Encounter with Gerhard Richter

The collaboration between the German artist Gerhard Richter (b. 1932) and Robbrecht en Daem architecten goes back to Documenta IX, where Richter showed his works in the Aue Pavilions. A characteristic of those pavilions was the variety of typologies in which the artists exhibited. Walls were sometimes white walls, sometimes glass walls (so that inside and outside could interact), some of which were also opened during the day (so that the work could literally continue in the park). However, the space in which Richter showed his work differed from this. He abandoned the 'white cube' formula and followed Robbrecht en Daem's proposal to opt for a complete wooden wall covering which gave his paintings a more intimate character. This simulated a closet, with a floor-to-ceiling arrangement of his work.

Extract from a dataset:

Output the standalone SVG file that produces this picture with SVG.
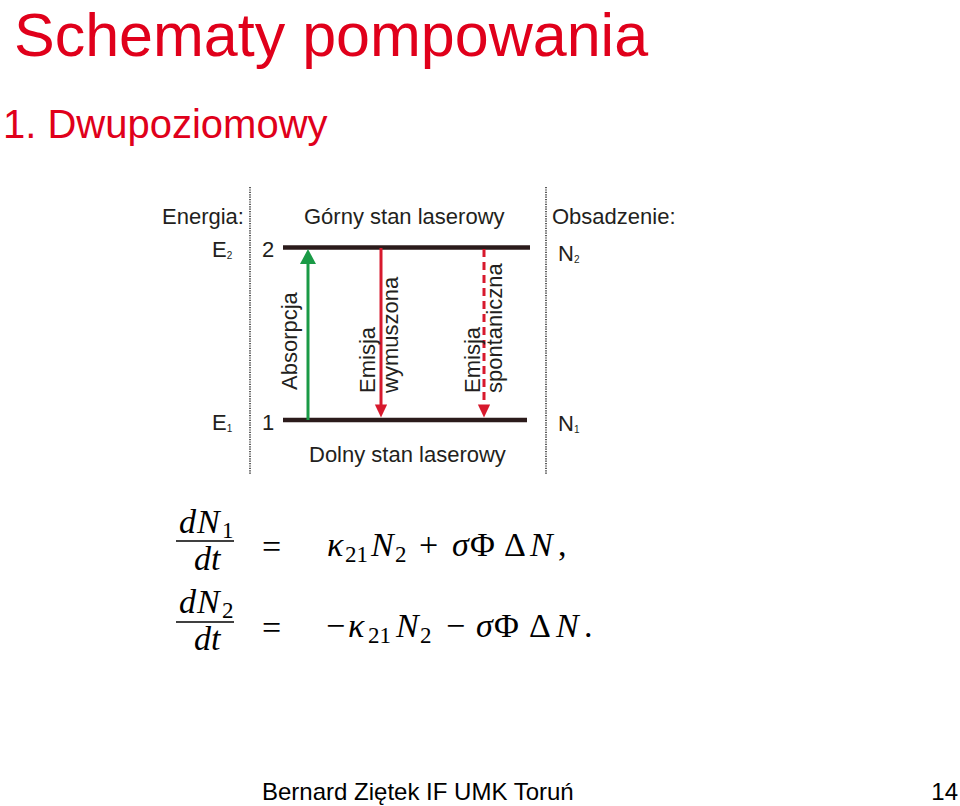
<svg xmlns="http://www.w3.org/2000/svg" width="960" height="806" viewBox="0 0 960 806">
<style>
.title{font-family:"Liberation Sans",Arial,sans-serif;fill:#e0001b}
.lbl{font-family:"Liberation Sans",Arial,sans-serif;font-size:22px;fill:#231f20}
.sub{font-family:"Liberation Sans",Arial,sans-serif;font-size:10px;fill:#231f20}
.m{font-family:"Liberation Serif","Times New Roman",serif;font-size:34px;fill:#000}
.mi{font-family:"Liberation Serif","Times New Roman",serif;font-size:34px;font-style:italic;fill:#000}
.ms{font-family:"Liberation Serif","Times New Roman",serif;font-size:23px;fill:#000}
.foot{font-family:"Liberation Sans",Arial,sans-serif;font-size:24px;fill:#000}
.dot{stroke:#333;stroke-width:1.6;stroke-dasharray:1.2 1.2;fill:none}
.level{stroke:#2b1b1b;stroke-width:4.5;fill:none}
.bar{stroke:#000;stroke-width:1.4}
</style>
<defs>
<marker id="ahG" viewBox="0 0 16 16" refX="3" refY="8" markerWidth="16" markerHeight="16" markerUnits="userSpaceOnUse" orient="auto">
<path d="M0,0 L15,8 L0,16 z" fill="#1a9a46"/>
</marker>
<marker id="ahR" viewBox="0 0 16 16" refX="3" refY="7" markerWidth="16" markerHeight="14" markerUnits="userSpaceOnUse" orient="auto">
<path d="M0,0 L15,7 L0,14 z" fill="#d7192d"/>
</marker>
</defs>
<rect width="960" height="806" fill="#fff"/>

<g id="title">
<text class="title" x="14" y="55.5" font-size="61">Schematy pompowania</text>
<text class="title" x="3" y="138" font-size="40">1. Dwupoziomowy</text>
</g>

<g id="frame">
<line class="dot" x1="250" y1="187" x2="250" y2="475"/>
<line class="dot" x1="546" y1="187" x2="546" y2="475"/>
<text class="lbl" x="162" y="224">Energia:</text>
<text class="lbl" x="552" y="224">Obsadzenie:</text>
</g>

<g id="level2">
<line class="level" x1="283" y1="247.5" x2="530" y2="247.5"/>
<text class="lbl" x="304" y="224">Górny stan laserowy</text>
<text class="lbl" x="212" y="257">E<tspan class="sub" dy="2">2</tspan></text>
<text class="lbl" x="262" y="257">2</text>
<text class="lbl" x="558" y="261">N<tspan class="sub" dy="2">2</tspan></text>
</g>

<g id="level1">
<line class="level" x1="283" y1="420" x2="527" y2="420"/>
<text class="lbl" x="309" y="462">Dolny stan laserowy</text>
<text class="lbl" x="212" y="430">E<tspan class="sub" dy="2">1</tspan></text>
<text class="lbl" x="262" y="430">1</text>
<text class="lbl" x="558" y="431">N<tspan class="sub" dy="2">1</tspan></text>
</g>

<g id="connectors">
<line x1="308" y1="420" x2="308" y2="261" stroke="#1a9a46" stroke-width="3" marker-end="url(#ahG)"/>
<line x1="381" y1="248" x2="381" y2="407" stroke="#d7192d" stroke-width="3" marker-end="url(#ahR)"/>
<line x1="484" y1="249" x2="484" y2="407" stroke="#d7192d" stroke-width="3" stroke-dasharray="8 5" marker-end="url(#ahR)"/>
</g>

<g id="labels-transitions">
<text class="lbl" transform="translate(297,390) rotate(-90)">Absorpcja</text>
<text class="lbl" transform="translate(375,393) rotate(-90)">Emisja</text>
<text class="lbl" transform="translate(398,393) rotate(-90)">wymuszona</text>
<text class="lbl" transform="translate(480,393) rotate(-90)">Emisja</text>
<text class="lbl" transform="translate(502,393) rotate(-90)">spontaniczna</text>
</g>

<g id="equation1">
<text class="mi" x="179" y="533">d</text>
<text class="mi" x="197" y="533">N</text>
<text class="ms" x="222" y="538">1</text>
<line class="bar" x1="176" y1="541" x2="234" y2="541"/>
<text class="mi" x="194" y="570">d</text>
<text class="mi" x="211" y="570">t</text>
<text class="m" x="262" y="558">=</text>
<text class="mi" x="327" y="556">κ</text>
<text class="ms" x="345" y="562">21</text>
<text class="mi" x="371" y="556">N</text>
<text class="ms" x="395" y="562">2</text>
<text class="m" x="419" y="556">+</text>
<text class="mi" x="452" y="556">σ</text>
<text class="m" x="470" y="556">Φ</text>
<text class="m" x="504" y="556">Δ</text>
<text class="mi" x="530" y="556">N</text>
<text class="m" x="558" y="556">,</text>
</g>

<g id="equation2">
<text class="mi" x="179" y="613">d</text>
<text class="mi" x="197" y="613">N</text>
<text class="ms" x="222" y="618">2</text>
<line class="bar" x1="176" y1="622" x2="234" y2="622"/>
<text class="mi" x="194" y="650">d</text>
<text class="mi" x="211" y="650">t</text>
<text class="m" x="262" y="639">=</text>
<text class="m" x="326" y="637">−</text>
<text class="mi" x="348" y="637">κ</text>
<text class="ms" x="368" y="643">21</text>
<text class="mi" x="396" y="637">N</text>
<text class="ms" x="420" y="643">2</text>
<text class="m" x="446" y="637">−</text>
<text class="mi" x="476" y="637">σ</text>
<text class="m" x="494" y="637">Φ</text>
<text class="m" x="529" y="637">Δ</text>
<text class="mi" x="556" y="637">N</text>
<text class="m" x="584" y="637">.</text>
</g>

<g id="footer">
<text class="foot" x="262" y="800">Bernard Ziętek IF UMK Toruń</text>
<text class="foot" x="958" y="800" text-anchor="end">14</text>
</g>
</svg>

This meeting of ideas between Richter and Robbrecht en Daem proved not only to be a unique way of exhibiting but also the start of a friendship. A friendship that resulted in the Richter Table, a desk that Robbrecht en Daem made in 1992 as a birthday present for the artist. It was designed in the first place with the idea of creating a space in which he could think. “Built out of cherry-wood with a linoleum desktop, the piece displays an elegant simplicity,” writes Aslı Çiçek about the design. “The trapezium shape refers to two lines in a central perspective leading to one vanishing point, suggesting a focal spot in an imaginary landscape. The architects imagined the desk being installed in front of a window and the artist standing next to it, looking over his table outside.” 1
There is also an anecdote from the friendship between the artist and the architects that is inextricably intertwined with the workings of the architectural studio. You must not be afraid of an opposing idea that suddenly occurs to you, Richter once mentioned in a conversation with Paul Robbrecht and Hilde Daem. His own highly varied oeuvre—ranging from figuratives to abstracts—shows exactly how he puts himself over that fear. The advice the artist gave dates back to the early years of the Robbrecht en Daem studio, but became strongly encapsulated in the agency's thinking and is cherished to this day. Using divergent ideas—which are not diametrically opposed to each other, but rather a long way apart—simultaneously and yet in a united way, has become a characteristic of Robbrecht en Daem’s work.
Notes
1 Original Publication: Aslı Çiçek, “Spaces for the Mind, Objects for Well-Being,” in Maarten Van Den Driessche, ed., Robbrecht en Daem An Architectural Anthology (Ghent, 2017), pp. 481–484.